Когда я работал в агиттеатре, я писал не только "дежурные" очерки, но и юморески, смешные рассказы. Один из них взяли в свой репертуар известные в то время артисты эстрады и два года исполняли его по всей стране. И однажды мне позвонили из одного учреждения и сказали, что на моем счету...860 рублей гонорара. Ко мне пришло второе очень сильное вдохновение: я понял, что хочу писать для артистов эстрады. И стал писать для Петросяна, Клары Новиковой, Винокура и других.

Мне захотелось напечататься, и я один рассказ послал в "Литературную газету". Очень рассчитывал на 16-ю страницу. Рассказ прочитал редактор отдела, бывший официант ресторана "Метрополь", и когда мы с ним встретились, он мне так и сказал: "Фигня!" Вот такой был уровень общения редакции с авторами. Я говорю ему, что, может, можно что-нибудь переделать? Пожалуйста, я готов на все. А он все равно свое: "Фигня!" Впрочем, я ни на кого не в обиде: автору всегда кажется, что он написал шедевр, хотя по большому счету написал действительно фигню.

- Для себя я вас открыл в телепрограмме "Вокруг смеха", когда вы прочли рассказ "Два девятых вагона"...

- Это был мой первый выход на телеэкран, хотя до этого я уже пять лет работал на сцене. В передаче "Вокруг смеха" очень трудно сниматься, слишком высокий темп - 10 минут и не более. Все "лишнее" вырезается, причем вырезается беспощадно. Но был мой год, год крысы, и мне повезло.
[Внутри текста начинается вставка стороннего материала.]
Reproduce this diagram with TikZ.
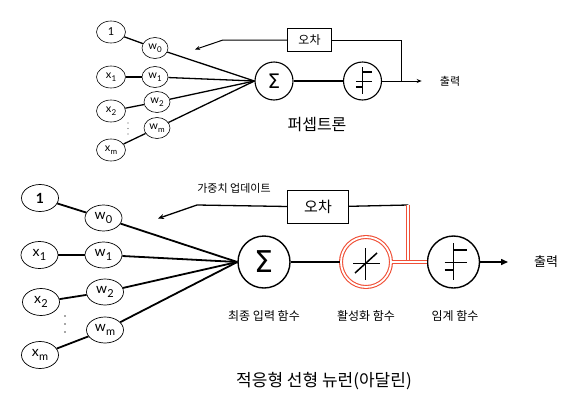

Опаздывал Хазанов, и режиссер на записи попросил меня поработать "лишних" сорок минут. Передо мной выступил Булат Окуджава, который умеет великолепно настраивать аудиторию. Зал был готовенький к юмору. Вот так получилось, что я без единой купюры прочитал весь свой рассказ "Два девятых вагона".

- Слушок прошел, что с явлением гласности для писателей-сатириков наступили тяжелые времена. Все обо всем могут говорить и писать...

- Это далеко не так. Да, для сатириков, которые писали про тещу и нерадивых сантехников, времена действительно стали тяжелыми. При такой "склеротической" тематике не разбежишься. Но для тех писателей, которые воспринимают жизнь во всей ее "красе", наступил золотой век. Я всегда думал, что главное в творчестве писателей-сатириков - писать смешно. Сейчас, если скажешь с эстрады "Долой КПСС", зал не изумится и не будет аплодировать, ибо об этом пишут в каждой газете. А раньше бы такое заявление вызвало овацию и... будьте любезны, пройдите на Лубянку. Пиши смешно и тебя поймут и примет любая аудитория. Сатира определяется смехом.

Я достаточно поездил по стране и видел, как русские провинции беспробудно спят, как они упираются руками и ногами, чтобы только ничего в этой жизни не менять. И я придерживаюсь мнения, что спящих можно разбудить смехом.